Born in 1984, Trevor Grahl hails from the small town of Rankin, Ontario. His formal training began at McGill University, with teachers John Rea, Brian Cherney and Jean Lesage for composition, Sean Ferguson for electronic music, and Tom Plaunt for piano. Master’s studies took him to the University of California at San Diego, where he studied composition with Roger Reynolds, Philippe Manoury, Chinary Ung and Rand Steiger. On a grant from the Canada Council for the Arts, he undertook additional studies at the Conservatorium van Amsterdam, working with Richard Ayres.
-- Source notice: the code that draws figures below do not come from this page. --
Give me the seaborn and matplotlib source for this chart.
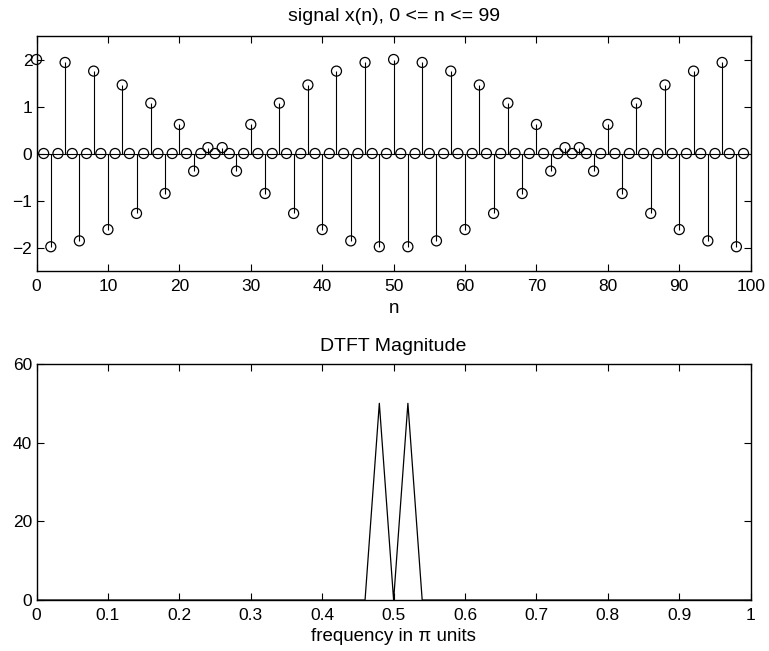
import matplotlib
matplotlib.use("Agg")
import matplotlib.pyplot as plt
import seaborn as sns
import pandas as pd

# ---- data ----
n_values = list(range(100))
x_values = [
    2.000, 0, -1.984, 0, 1.937, 0, -1.859, 0, 1.753, 0,
    -1.618, 0, 1.458, 0, -1.275, 0, 1.072, 0, -0.851, 0,
    0.618, 0, -0.375, 0, 0.126, 0, 0.126, 0, -0.375, 0,
    0.618, 0, -0.851, 0, 1.072, 0, -1.275, 0, 1.458, 0,
    -1.618, 0, 1.753, 0, -1.859, 0, 1.937, 0, -1.984, 0,
    2.000, 0, -1.984, 0, 1.937, 0, -1.859, 0, 1.753, 0,
    -1.618, 0, 1.458, 0, -1.275, 0, 1.072, 0, -0.851, 0,
    0.618, 0, -0.375, 0, 0.126, 0, 0.126, 0, -0.375, 0,
    0.618, 0, -0.851, 0, 1.072, 0, -1.275, 0, 1.458, 0,
    -1.618, 0, 1.753, 0, -1.859, 0, 1.937, 0, -1.984, 0,
]
freq_values = [0.0, 0.46, 0.48, 0.50, 0.52, 0.54, 1.0]
mag_values = [0, 0, 50, 0, 50, 0, 0]

top_xticks = [0, 10, 20, 30, 40, 50, 60, 70, 80, 90, 100]
top_yticks = [-2, -1, 0, 1, 2]
top_yticklabels = ["\u22122", "\u22121", "0", "1", "2"]
bot_xticks = [0, 0.1, 0.2, 0.3, 0.4, 0.5, 0.6, 0.7, 0.8, 0.9, 1]
bot_xticklabels = ["0", "0.1", "0.2", "0.3", "0.4", "0.5", "0.6", "0.7", "0.8", "0.9", "1"]
bot_yticks = [0, 20, 40, 60]

sig = pd.DataFrame({"n": n_values, "x": x_values})
dtft = pd.DataFrame({"f": freq_values, "mag": mag_values})

sns.set_style("ticks")
plt.rcParams["font.family"] = ["Liberation Sans", "DejaVu Sans"]
plt.rcParams["font.size"] = 12.5
plt.rcParams["text.color"] = "black"
plt.rcParams["axes.labelcolor"] = "black"
plt.rcParams["xtick.direction"] = "in"
plt.rcParams["ytick.direction"] = "in"

fig = plt.figure(figsize=(7.69, 6.51), dpi=100)
ax1 = fig.add_axes([0.0475, 0.5837, 0.9287, 0.3610])
ax2 = fig.add_axes([0.0475, 0.0783, 0.9287, 0.3626])

# ---- top: stem plot ----
ax1.axhline(0, color="black", lw=0.8, zorder=1)
ax1.vlines(sig["n"], 0, sig["x"], color="black", lw=0.8, zorder=2)
sns.scatterplot(data=sig, x="n", y="x", ax=ax1, marker="o", s=52,
                facecolor="none", edgecolor="black", linewidth=0.9,
                zorder=3, clip_on=False)
ax1.set_xlim(0, 100)
ax1.set_ylim(-2.5, 2.5)
ax1.set_xticks(top_xticks)
ax1.set_yticks(top_yticks)
ax1.set_yticklabels(top_yticklabels)
ax1.set_xlabel("n", labelpad=4, fontsize=13.5)
ax1.set_ylabel("")
ax1.set_title("signal x(n), 0 <= n <= 99", fontsize=14, pad=11, color="black")

# ---- bottom: DTFT magnitude ----
sns.lineplot(data=dtft, x="f", y="mag", ax=ax2, color="black", lw=0.9,
             estimator=None, sort=False)
ax2.set_xlim(0, 1)
ax2.set_ylim(0, 60)
ax2.set_xticks(bot_xticks)
ax2.set_xticklabels(bot_xticklabels)
ax2.set_yticks(bot_yticks)
ax2.set_xlabel("frequency in \u03c0 units", labelpad=3, fontsize=13.5)
ax2.set_ylabel("")
ax2.set_title("DTFT Magnitude", fontsize=14, pad=9, color="black")

for ax in (ax1, ax2):
    for s in ax.spines.values():
        s.set_visible(True)
        s.set_linewidth(1.0)
        s.set_color("black")
    ax.tick_params(axis="both", which="both", direction="in", length=5,
                   width=0.8, top=True, right=True, labelsize=12.5,
                   colors="black", pad=6)
    ax.tick_params(axis="y", pad=3)

fig.savefig("out.png", dpi=100)
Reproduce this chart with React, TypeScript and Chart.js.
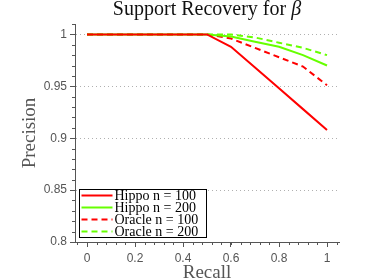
import React, { useEffect, useRef } from 'react';
import { Chart, registerables } from 'chart.js';

Chart.register(...registerables);

const recall = [0, 0.1, 0.2, 0.3, 0.4, 0.5, 0.6, 0.7, 0.8, 0.9, 1.0];
const hippo100 = [1, 1, 1, 1, 1, 1, 0.988, 0.968, 0.948, 0.928, 0.908];
const hippo200 = [1, 1, 1, 1, 1, 1, 0.998, 0.993, 0.988, 0.980, 0.970];
const oracle100 = [1, 1, 1, 1, 1, 1, 0.996, 0.987, 0.978, 0.969, 0.951];
const oracle200 = [1, 1, 1, 1, 1, 1, 1.0, 0.997, 0.992, 0.987, 0.980];

const seriesLabels = ['Hippo n = 100', 'Hippo n = 200', 'Oracle n = 100', 'Oracle n = 200'];
const xTicks = [0, 0.2, 0.4, 0.6, 0.8, 1];
const yTicks = [0.8, 0.85, 0.9, 0.95, 1];
const xMinorStep = 0.04;
const yMinorStep = 0.01;

const RED = '#ff0000';
const GREEN = '#66ff00';
const AXIS = '#555555';
const SERIF = '"Liberation Serif", serif';

const titlePlugin = {
  id: 'mtitle',
  afterDraw(chart: any) {
    const ctx = chart.ctx;
    ctx.save();
    const a = 'Support Recovery for ';
    const b = '\u03b2';
    ctx.font = `20px ${SERIF}`;
    const wa = ctx.measureText(a).width;
    ctx.font = `italic 20px ${SERIF}`;
    const wb = ctx.measureText(b).width;
    const cx = (chart.chartArea.left + chart.chartArea.right) / 2;
    const x0 = cx - (wa + wb) / 2;
    ctx.fillStyle = '#111';
    ctx.textBaseline = 'alphabetic';
    ctx.textAlign = 'left';
    ctx.font = `20px ${SERIF}`;
    ctx.fillText(a, x0, 15);
    ctx.font = `italic 20px ${SERIF}`;
    ctx.fillText(b, x0 + wa, 15);
    ctx.restore();
  },
};

const minorTicksPlugin = {
  id: 'minorTicks',
  afterDraw(chart: any) {
    const ctx = chart.ctx;
    const xs = chart.scales.x;
    const ys = chart.scales.y;
    const { left, bottom } = chart.chartArea;
    ctx.save();
    ctx.strokeStyle = AXIS;
    ctx.lineWidth = 1;
    ctx.beginPath();
    for (let i = -1; i <= 26; i++) {
      const v = i * xMinorStep;
      if (v < xs.min || v > xs.max) continue;
      const px = Math.round(xs.getPixelForValue(v)) + 0.5;
      ctx.moveTo(px, bottom);
      ctx.lineTo(px, bottom + 3);
    }
    for (let i = 0; i <= 21; i++) {
      const v = 0.8 + i * yMinorStep;
      if (v < ys.min - 1e-9 || v > ys.max + 1e-9) continue;
      const py = Math.round(ys.getPixelForValue(v)) + 0.5;
      ctx.moveTo(left, py);
      ctx.lineTo(left - 3, py);
    }
    ctx.stroke();
    ctx.restore();
  },
};

const legendPlugin = {
  id: 'boxLegend',
  afterDraw(chart: any) {
    const ctx = chart.ctx;
    const x0 = 79.5, y0 = 189.5, w = 127, h = 48;
    ctx.save();
    ctx.fillStyle = '#ffffff';
    ctx.fillRect(x0, y0, w, h);
    ctx.strokeStyle = '#000000';
    ctx.lineWidth = 1;
    ctx.strokeRect(x0, y0, w, h);
    ctx.font = `14px ${SERIF}`;
    ctx.textBaseline = 'middle';
    ctx.textAlign = 'left';
    chart.data.datasets.forEach((ds: any, i: number) => {
      const y = y0 + 6 + i * 12;
      ctx.strokeStyle = ds.borderColor;
      ctx.lineWidth = ds.borderWidth;
      ctx.setLineDash(ds.borderDash || []);
      ctx.beginPath();
      ctx.moveTo(x0 + 2, y);
      ctx.lineTo(x0 + 33, y);
      ctx.stroke();
      ctx.setLineDash([]);
      ctx.fillStyle = '#000';
      ctx.fillText(ds.label, x0 + 35, y + 0.5);
    });
    ctx.restore();
  },
};

export default function App() {
  const ref = useRef<HTMLCanvasElement>(null);
  useEffect(() => {
    if (!ref.current) return;
    const mk = (label: string, data: number[], color: string, dash: number[]) => ({
      label,
      data: recall.map((r, i) => ({ x: r, y: data[i] })),
      borderColor: color,
      backgroundColor: color,
      borderWidth: 2,
      borderDash: dash,
      pointRadius: 0,
      fill: false,
      tension: 0,
    });
    const chart = new Chart(ref.current, {
      type: 'line',
      data: {
        datasets: [
          mk(seriesLabels[0], hippo100, RED, []),
          mk(seriesLabels[1], hippo200, GREEN, []),
          mk(seriesLabels[2], oracle100, RED, [6, 4]),
          mk(seriesLabels[3], oracle200, GREEN, [6, 4]),
        ],
      },
      options: {
        animation: false,
        responsive: false,
        layout: { padding: { top: 24, right: 35, left: 0, bottom: 0 } },
        plugins: {
          legend: { display: false },
          title: { display: false },
          tooltip: { enabled: false },
        },
        scales: {
          x: {
            type: 'linear',
            min: -0.05,
            max: 1.05,
            afterFit: (s: any) => { s.height = 38; },
            afterBuildTicks: (s: any) => { s.ticks = xTicks.map((v) => ({ value: v })); },
            ticks: {
              color: AXIS,
              font: { family: '"Liberation Sans", Arial, sans-serif', size: 12 },
              padding: 4,
              maxRotation: 0,
              callback: (v: any) => String(Math.round(Number(v) * 100) / 100),
            },
            grid: {
              display: true,
              drawOnChartArea: false,
              drawTicks: true,
              tickLength: 5,
              tickColor: AXIS,
            },
            border: { display: true, color: AXIS, width: 1 },
            title: {
              display: true,
              text: 'Recall',
              color: AXIS,
              font: { family: SERIF, size: 19, lineHeight: 0.75 },
              padding: { top: 0, bottom: 0 },
            },
          },
          y: {
            type: 'linear',
            min: 0.8,
            max: 1.01,
            afterFit: (s: any) => { s.width = 75; },
            afterBuildTicks: (s: any) => { s.ticks = yTicks.map((v) => ({ value: v })); },
            ticks: {
              color: AXIS,
              font: { family: '"Liberation Sans", Arial, sans-serif', size: 12 },
              padding: 3,
              callback: (v: any) => String(Math.round(Number(v) * 100) / 100),
            },
            grid: {
              display: true,
              drawOnChartArea: true,
              drawTicks: true,
              tickLength: 5,
              tickColor: AXIS,
              color: '#b0b0b0',
              lineWidth: 1,
              tickBorderDash: [],
            },
            border: { display: true, color: AXIS, width: 1, dash: [1, 3] },
            title: {
              display: true,
              text: 'Precision',
              color: AXIS,
              font: { family: SERIF, size: 19, lineHeight: 1 },
              padding: { top: 21, bottom: 0 },
            },
          },
        },
      } as any,
      plugins: [titlePlugin, minorTicksPlugin, legendPlugin],
    });
    return () => chart.destroy();
  }, []);
  return (
    <div style={{ position: 'fixed', left: 0, top: 0, width: 374, height: 280, background: '#fff' }}>
      <canvas ref={ref} width={374} height={280} style={{ width: 374, height: 280, display: 'block' }} />
    </div>
  );
}
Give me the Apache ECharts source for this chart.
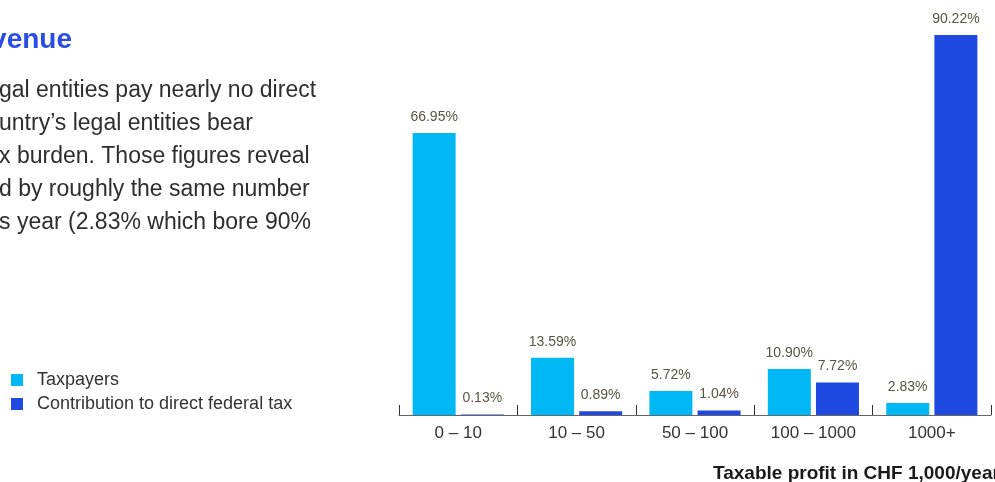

Trevor’s music is characterised by referential layers, and often, the sound of other musics is an integral factor in his compositions. His works have been performed by groups across North America, Europe and China and by soloists including the trombonist Jörgen van Rijen and organists Hans-Ola Ericsson and Olivier Latry, and have appeared in many festivals including Huddersfield Contemporary Music Festival, Gaudeamus Muziekweek and Gaudeamus Montréal. His double cello concerto Lightweight (based on Milan Kundera’s The Unbearable Lightness of Being), composed for Asko|Schönberg and cellists Sebastiaan van Halsema and Lidy Blijdorp and premiered at the Cello Biennale Amsterdam in October 2022, was acclaimed by De Volkskrant for its dramaturgy, superb treatment of the soloists and sense of ‘joyful wonder’. Ephemerides, written for Quatuor Bozzini and Les Boréades de Montréal and inspired by Johannes Kepler’s Harmonice Mundi, was lauded for its daring invention and its cohesiveness with John Dowland’s Lachrimae Pavans, to which it serves as a companion piece. A recent collaboration with the baritone Thomas Hampson and Klangforum Wien, reimagining songs by Mahler and Charles Ives, led to performances in Vienna and Japan and received a five-star review in the Wiener Zeitung.

Trevor is a tireless advocate of the (hyper)organ, and in his function as the artistic assistant of Amsterdam’s Orgelpark has introduced countless composers and makers to its myriad creative possibilities. Trevor currently lives in Amsterdam and teaches composition at the Koninklijk Conservatorium in The Hague.